CXXXII

Juntas ya en Egina las naves todas, llegaron a dicha armada griega unos mensajeros de la Jonia, los mismos que poco antes, dos a Esparta, habían suplicado a los lacedemonios que pusiesen a los jonios en libertad: entre estos embajadores venía uno llamado Herodoto, que era hijo de Basileides. Eran estas unos hombres que, conjurados en número de siete contra Estratis, señor de Quío, lo habían antes maquinado la muerte; pero como uno de los siete cómplices hubiese dado parte al tirano de sus intentos, los seis, ya descubiertos, escapándose secretamente de Quío, habían pasado en derechura a Esparta y de allí a Egina, con la mira de pedir a los griegos que con sus naves desembarcasen en la Jonia, bien que con mucha dificultad pudieron lograr de ellos que avanzasen hasta Delos.

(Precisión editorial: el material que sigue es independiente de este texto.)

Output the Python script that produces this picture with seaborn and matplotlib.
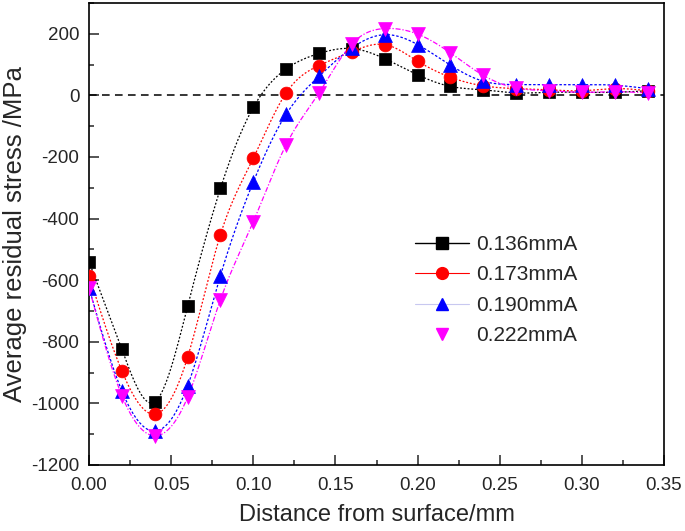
import numpy as np
import pandas as pd
import seaborn as sns
import matplotlib
matplotlib.use("Agg")
import matplotlib.pyplot as plt
from matplotlib.lines import Line2D
from matplotlib.ticker import MultipleLocator

# Data
depth = [0.00, 0.02, 0.04, 0.06, 0.08, 0.10, 0.12, 0.14, 0.16,
         0.18, 0.20, 0.22, 0.24, 0.26, 0.28, 0.30, 0.32, 0.34]
s_136 = [-540, -825, -995, -685, -302, -39, 86, 136, 152,
         119, 67, 29, 18, 8, 10, 10, 10, 15]
s_173 = [-585, -895, -1035, -850, -452, -204, 8, 97, 142,
         165, 111, 59, 31, 22, 18, 15, 22, 15]
s_190 = [-625, -960, -1090, -943, -585, -281, -61, 62, 154,
         197, 165, 98, 46, 35, 35, 35, 33, 22]
s_222 = [-625, -975, -1105, -980, -663, -410, -160, 8, 167,
         217, 199, 138, 65, 24, 15, 10, 12, 8]
labels = ["0.136mmA", "0.173mmA", "0.190mmA", "0.222mmA"]
series = [s_136, s_173, s_190, s_222]

colors = ["black", "red", "blue", "magenta"]
markers = ["s", "o", "^", "v"]
msizes = [70, 85, 100, 100]
dashes = [(0, (1.5, 1.5)), (0, (1.5, 1.5)), (0, (2, 1.5)), (0, (4, 1.5, 1, 1.5))]


def natural_spline(x, y, xs):
    # smooth connecting curve through the measured points
    x = np.asarray(x, float)
    y = np.asarray(y, float)
    n = len(x)
    h = np.diff(x)
    A = np.zeros((n, n))
    b = np.zeros(n)
    A[0, 0] = A[-1, -1] = 1
    for i in range(1, n - 1):
        A[i, i - 1] = h[i - 1]
        A[i, i] = 2 * (h[i - 1] + h[i])
        A[i, i + 1] = h[i]
        b[i] = 6 * ((y[i + 1] - y[i]) / h[i] - (y[i] - y[i - 1]) / h[i - 1])
    M = np.linalg.solve(A, b)
    idx = np.clip(np.searchsorted(x, xs) - 1, 0, n - 2)
    hi = h[idx]
    a = x[idx + 1] - xs
    c = xs - x[idx]
    return (M[idx] * a ** 3 / (6 * hi) + M[idx + 1] * c ** 3 / (6 * hi)
            + (y[idx] / hi - M[idx] * hi / 6) * a
            + (y[idx + 1] / hi - M[idx + 1] * hi / 6) * c)


sns.set_style("ticks")
plt.rcParams["font.family"] = ["Liberation Sans", "DejaVu Sans"]
plt.rcParams["axes.unicode_minus"] = False

fig, ax = plt.subplots(figsize=(6.85, 5.31), dpi=100)
fig.subplots_adjust(left=0.130, right=0.9693, bottom=0.1243, top=0.9944)

ax.axhline(0, color="black", lw=1.1, ls=(0, (5, 3.5)), zorder=1)

xs = np.linspace(depth[0], depth[-1], 400)
for vals, lab, col, ds in zip(series, labels, colors, dashes):
    smooth = pd.DataFrame({"x": xs, "y": natural_spline(depth, vals, xs)})
    sns.lineplot(data=smooth, x="x", y="y", color=col, lw=0.9,
                 linestyle=ds, ax=ax, zorder=2)

for vals, lab, col, mk, ms in zip(series, labels, colors, markers, msizes):
    pts = pd.DataFrame({"x": depth, "y": vals})
    sns.scatterplot(data=pts, x="x", y="y", color=col, marker=mk, s=ms,
                    edgecolor=col, linewidth=0.5, ax=ax, zorder=3)

ax.set_xlim(0, 0.35)
ax.xaxis.set_major_locator(MultipleLocator(0.05))
ax.xaxis.set_minor_locator(MultipleLocator(0.025))
ax.yaxis.set_minor_locator(MultipleLocator(100))
ax.set_yticks(np.arange(-1200, 201, 200))
ax.set_ylim(-1200, 300)
ax.xaxis.set_major_formatter(plt.FormatStrFormatter("%.2f"))

ax.tick_params(which="both", direction="in", width=1.1, labelsize=13.5,
               top=False, right=False)
ax.tick_params(which="major", length=7)
ax.tick_params(which="minor", length=3.5)
ax.tick_params(axis="x", pad=9)
ax.tick_params(axis="y", pad=7)
for sp in ax.spines.values():
    sp.set_visible(True)
    sp.set_linewidth(1.2)
    sp.set_color("black")

ax.set_xlabel("Distance from surface/mm", fontsize=17)
ax.set_ylabel("Average residual stress /MPa", fontsize=18.5)
ax.xaxis.set_label_coords(0.5, -0.085)
ax.yaxis.set_label_coords(-0.108, 0.5)

handles = [
    Line2D([], [], color="black", lw=1, marker="s", ms=8),
    Line2D([], [], color="red", lw=0.8, marker="o", ms=8.5),
    Line2D([], [], color="#c8c8f0", lw=0.8, marker="^", ms=9,
           markerfacecolor="blue", markeredgecolor="blue"),
    Line2D([], [], color="none", marker="v", ms=9,
           markerfacecolor="magenta", markeredgecolor="magenta"),
]
ax.legend(handles, labels, loc="upper left", bbox_to_anchor=(0.567, 0.498),
          frameon=False, fontsize=15, handlelength=2.6, handletextpad=0.35,
          labelspacing=0.55, borderpad=0, borderaxespad=0)

fig.savefig("out.png", dpi=100)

En efecto, de Delos adelante todo se les hacía un caos de dificultades, así por no ser los griegos prácticos en aquellos parajes, como por parecerles que hervían todos ellos en gentes de armas, y lo que es más, por estar en la inteligencia de que tan lejos se hallaban de Samos como de las columnas de Hércules: de suerte que concurrían en ello dos Obstáculos; el uno de parte de los bárbaros; quienes por el horror que a los griegos habían cobrado no se atrevían a navegar hacia Poniente; el otro de parte de los griegos, que ni a instancias de los de Quío osaban de miedo bajar de Delos hacia Levante. Así que puesto de por medio el mutuo temor, a entrambos servía de pertrecho.